Sat, Mar 29, 2014 - Page 9 News List

Abalone fever in China risks killing off the species

Abalone is under threat of extinction in South Africa as demand for the mollusk soars and poor fishermen are willing to risk death or arrest to poach the ‘white gold’

By Wendell Roelf  /  Reuters, HOUT BAY, South Africa

Illustration: Lance Liu

In broad daylight, groups of poachers hidden among the rocks of a South African marine conservation area wade slowly into the icy, shark-infested waters of the Atlantic Ocean in search of “white gold.”

Foot soldiers of a global criminal network stretching from the southernmost tip of Africa to the other side of the globe, they are scouring the rocks for abalone to meet insatiable demand from for the shellfish considered a delicacy in Asia.

The hunt is driving the species to the edge of extinction, but fears of being caught — either by coast guards or great white sharks — are relegated to the back of poachers’ minds in view of the glittering prizes on offer.

“We didn’t get much now but we will go out again tonight with the boat,” veteran poacher Stephan said as he emerged warily from the water as fisheries’ inspectors in speed boats could be seen whizzing about looking for boats further out to sea.

Destined for trendy restaurants in Hong Kong and China, abalone — dubbed “white gold” after its pearly flesh — can fetch up to 4,500 rand (US$420) a kilogram on the South African black market, and nearly three times that in Asia, experts say.

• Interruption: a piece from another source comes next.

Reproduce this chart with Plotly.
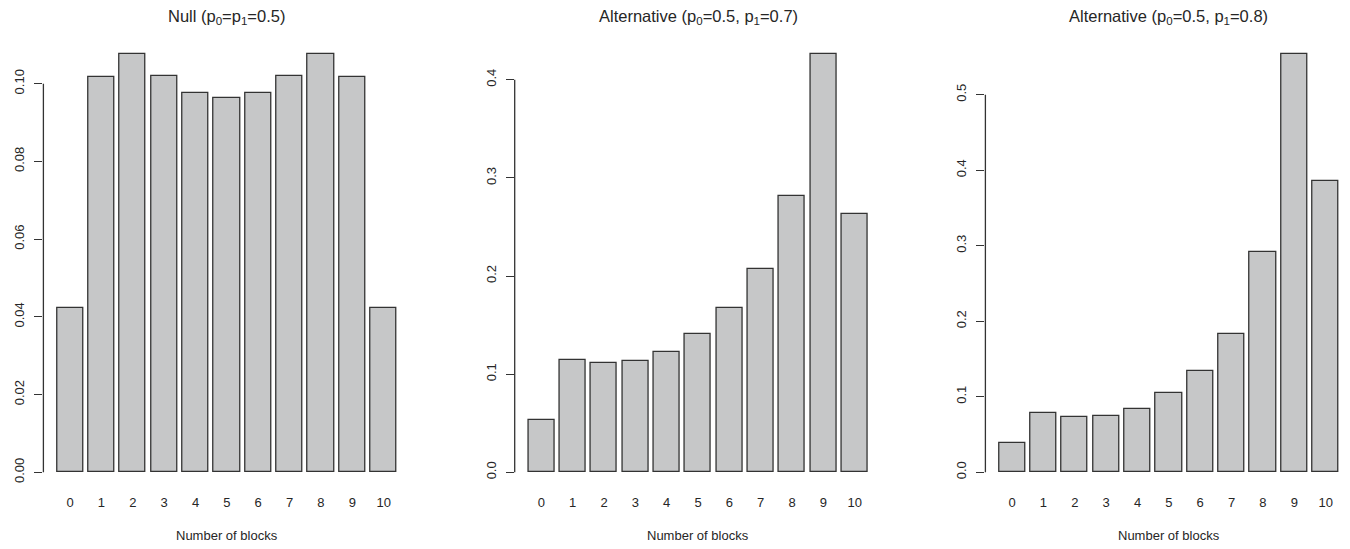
import plotly.graph_objects as go

blocks = [str(i) for i in range(11)]
null_vals = [0.0423, 0.1016, 0.1077, 0.1021, 0.0976, 0.0962, 0.0976, 0.1021, 0.1077, 0.1016, 0.0423]
alt07_vals = [0.0534, 0.1146, 0.1112, 0.1136, 0.1221, 0.1412, 0.1673, 0.2068, 0.2816, 0.4265, 0.2633]
alt08_vals = [0.0381, 0.0779, 0.0726, 0.0748, 0.0832, 0.1044, 0.1345, 0.1832, 0.2912, 0.5543, 0.3863]

titles = ["Null (p<sub>0</sub>=p<sub>1</sub>=0.5)",
          "Alternative (p<sub>0</sub>=0.5, p<sub>1</sub>=0.7)",
          "Alternative (p<sub>0</sub>=0.5, p<sub>1</sub>=0.8)"]
y_ticks = [[0.00, 0.02, 0.04, 0.06, 0.08, 0.10],
           [0.0, 0.1, 0.2, 0.3, 0.4],
           [0.0, 0.1, 0.2, 0.3, 0.4, 0.5]]
y_ticktext = [["0.00", "0.02", "0.04", "0.06", "0.08", "0.10"],
              ["0.0", "0.1", "0.2", "0.3", "0.4"],
              ["0.0", "0.1", "0.2", "0.3", "0.4", "0.5"]]
x_title = "Number of blocks"

# page has an 8px body margin; the figure is sized to fill the rest of the window
OFF = 8
W, H = 1350 - OFF, 549 - OFF
FONT = "Liberation Sans, Arial, Helvetica, sans-serif"
TXT = "#262626"
AX = "#333333"

series = [null_vals, alt07_vals, alt08_vals]
xdom_px = [(43.4, 410.3), (514.7, 881.3), (985.4, 1350.0)]  # window pixels
xranges = [[-0.85, 10.85], [-0.85, 10.85], [-0.85, 10.777]]
ytop_px, ybot_px = 37, 489
ydom = [(549 - ybot_px) / H, (549 - ytop_px) / H]

fig = go.Figure()
xpos = list(range(11))
for k, vals in enumerate(series):
    sfx = "" if k == 0 else str(k + 1)
    fig.add_trace(go.Bar(
        x=xpos, y=vals, width=1 / 1.2,
        marker=dict(color="#c6c7c8", line=dict(color=AX, width=1.3)),
        xaxis="x" + sfx, yaxis="y" + sfx, showlegend=False, hoverinfo="x+y",
    ))
    vmax = max(vals)
    yr = [-0.04 * vmax, 1.04 * vmax]
    d = [(xdom_px[k][0] - OFF) / W, min(1.0, (xdom_px[k][1] - OFF) / W)]
    fig.layout["xaxis" + sfx] = dict(
        domain=d, range=xranges[k], tickmode="array", tickvals=xpos, ticktext=blocks,
        showline=False, showgrid=False, zeroline=False, ticks="",
        tickfont=dict(family=FONT, size=13, color=TXT), ticklabelstandoff=4,
        anchor="y" + sfx, fixedrange=True,
    )
    fig.layout["yaxis" + sfx] = dict(
        domain=ydom, range=yr, tickmode="array", tickvals=y_ticks[k], ticktext=y_ticktext[k],
        showline=False, showgrid=False, zeroline=False, ticks="outside", ticklen=8,
        tickwidth=1.2, tickcolor=AX, tickangle=-90,
        tickfont=dict(family=FONT, size=13, color=TXT), ticklabelstandoff=5,
        anchor="x" + sfx, fixedrange=True,
    )
    # R-style axis line spanning only first to last tick
    fig.add_shape(type="line", xref="x" + sfx + " domain", yref="y" + sfx,
                  x0=0, x1=0, y0=y_ticks[k][0], y1=y_ticks[k][-1],
                  line=dict(color=AX, width=1.3))
    cx = (d[0] + d[1]) / 2 if k < 2 else ((xdom_px[k][0] + 1352.3) / 2 - OFF) / W
    fig.add_annotation(text=titles[k], xref="paper", yref="paper", x=cx, y=(549 - 17) / H,
                       xanchor="center", yanchor="middle", showarrow=False,
                       font=dict(family=FONT, size=16.5, color=TXT))
    fig.add_annotation(text=x_title, xref="paper", yref="paper", x=cx, y=(549 - 535) / H,
                       xanchor="center", yanchor="middle", showarrow=False,
                       font=dict(family=FONT, size=13, color=TXT))

fig.update_layout(width=W, height=H, margin=dict(l=0, r=0, t=0, b=0),
                  paper_bgcolor="white", plot_bgcolor="white", bargap=0)
fig.write_html("out.html")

Also found in abundance in cold waters off New Zealand, Australia, Japan and the west coast of the US, abalone from South Africa is considered to be among the best.

The divers may only get 300 rand per kilogram, but in impoverished coastal villages such as Hout Bay, blighted by sky-high unemployment, that is still good money.

Caught on both sides of South Africa’s coastline, abalone, or perlemoen as it is called locally, is sold for cash or exchanged for methamphetamines, helping fuel South Africa’s already serious drug problem.

“Tonight we expect a good haul of between 50 and 60kg, maybe 100kg if we’re lucky,” Stephan said, shivering after two hours underwater in a battered wetsuit.

Like others interviewed for this story, he asked to be identified only by his first name.

Moving from their iron and wood shacks on the steep slopes of Hout Bay’s Hangberg, 20km east of Cape Town, the poachers trek over a snake-infested ridge, carrying heavy scuba-diving gear before reaching their destination of Seal Island.

With mobile phones sealed in condoms to keep out the water, they scan the ocean for patrol vessels and sharks before sliding into the deep.

Only a limited number of fisheries are licensed to harvest a highly circumscribed amount of abalone in South Africa, and the penalties for breaking the law are harsh.

Under no illusion about the dangers of being caught or the effect of depleted stocks on impoverished fishing villages, another poacher, Leon, echoes the line heard from almost all the fishermen: It is simply a question of survival.

“We are just ordinary fishermen struggling to survive, to put food in the pot, to pay school fees, to make a living,” he said, sitting among piles of empty abalone shells strewn across the beach.


On land the silky abalone are “shucked” from their shells before being dried in sheds or suburban garages. They can also be frozen prior to being smuggled out of the country in shipping containers.

Customs officers have intercepted consignments concealed as bedspread covers, plastic pellets or sardines. Some shipments are organized by notorious gangsters in the China-based triad.

“Triads do play a role, but in our experience it is mainly wealthy Asian businessmen who hide illegal activities behind legitimate businesses,” said Lise Potgieter, a member of the South African police’s elite Hawks detective unit.